А то еще можно (класс пятый) сложить из двойного тетрадного листа на японский манер кубик (чтобы он обрел объем, надо подуть в один из углов), попроситься за пять минут до звонка выйти, набрать бумажный кубик водой, выбежать в коридор и смело метнуть в десятиклассников (лучше – в десятиклассниц), выходящих из класса. Менее героический вариант: кубик с водой сбрасывался в пролет лестницы с тем расчетом, чтобы он падал, отскакивая от перил к перилам.
Разумеется, десятиклассники «учили» пятиклассников. Тут, надо заметить, в целом действовала отрицательная обратная связь, придававшая всей школьной системе определенную устойчивость.
В какие-то годы у меня была тройка по поведению. Хотя я был, как посмотреть, ученик почти что примерный. Да, мой дневник кишел замечаниями, но раз в год, 8 Марта, классный руководитель Степан Степанович писал в дневник приветствие моей маме: «Благодарю за хорошее воспитание сына».
Наказан я был только однажды – отцом, причем по самому невинному поводу. (Я, скажу самокритично, заслуживал большего, но за другое, – самому непонятно, как мне удалось избежать воистину заслуженных кар.)
В ту четверть наш 5 «А» поразила эпидемия стрельбы комочками промокашек. Мне написали в дневник: «Плевался на уроке рисования». Неправда. Я не плевался, а пфукал – с помощью бумажных трубочек; есть разница. Мы все пфукали. Я попытался это объяснить отцу, памятуя о том, что он сам (по рассказам) был в свои годы трудновоспитуемым подростком, но отец увидел, что на моем столе оба канцелярских стакана (для карандашей) наполнены до краев катышками из промокашек. Это был мой арсенал. Мне бы хватило его на неделю. Я убил немало времени на производство снарядов, жертвуя законными развлечениями. Отец спросил: «Что это?» И не услышав ответа, впал в гнев. Наказал он меня в своем стиле: ему бросился в глаза на моем столе «Всадник без головы», и он немедленно объявил двухнедельный запрет на чтение этой книги. Для пущего педагогического эффекта он поставил «Всадника без головы» на тумбочку за зеркало, прислоненное к стене в бабушкиной комнате. Так он там и остался стоять – и спустя две недели, и спустя два года. Как-то я сразу остыл к роману Майн Рида.

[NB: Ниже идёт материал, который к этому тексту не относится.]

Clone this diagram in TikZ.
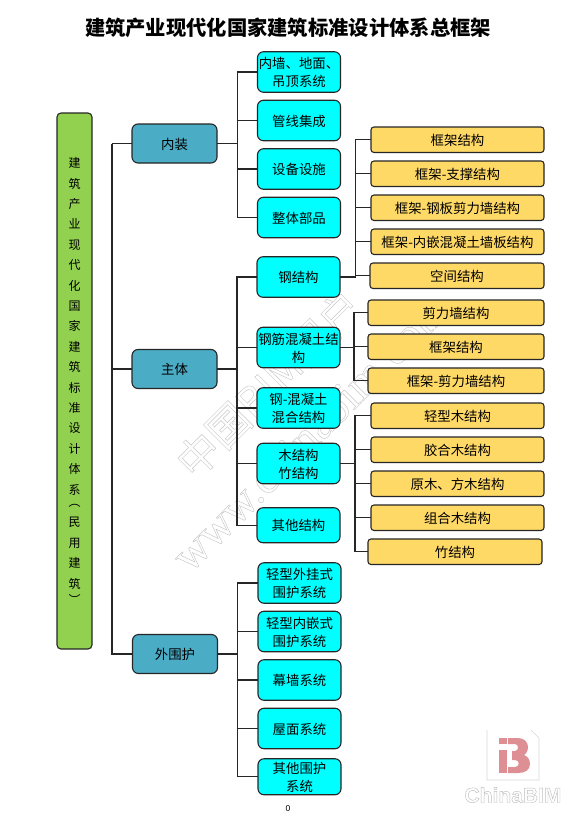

«Всадник без головы» – одна из книг, оставшихся мною недочитанными.
Помню макулатурный бум.
Наверное, был я тогда в классе пятом.
В тот год это стало для нас разновидностью спорта, и надо признать, директору школы не стоило труда воспламенить в нас спортивный азарт. Соревновались «бригантинами», и мы, пятиклассники, злились на старший не помню какой уже класс, доставшийся к нам в «бригантину» довеском: те даже не думали напрягаться. А мы отдувались за них.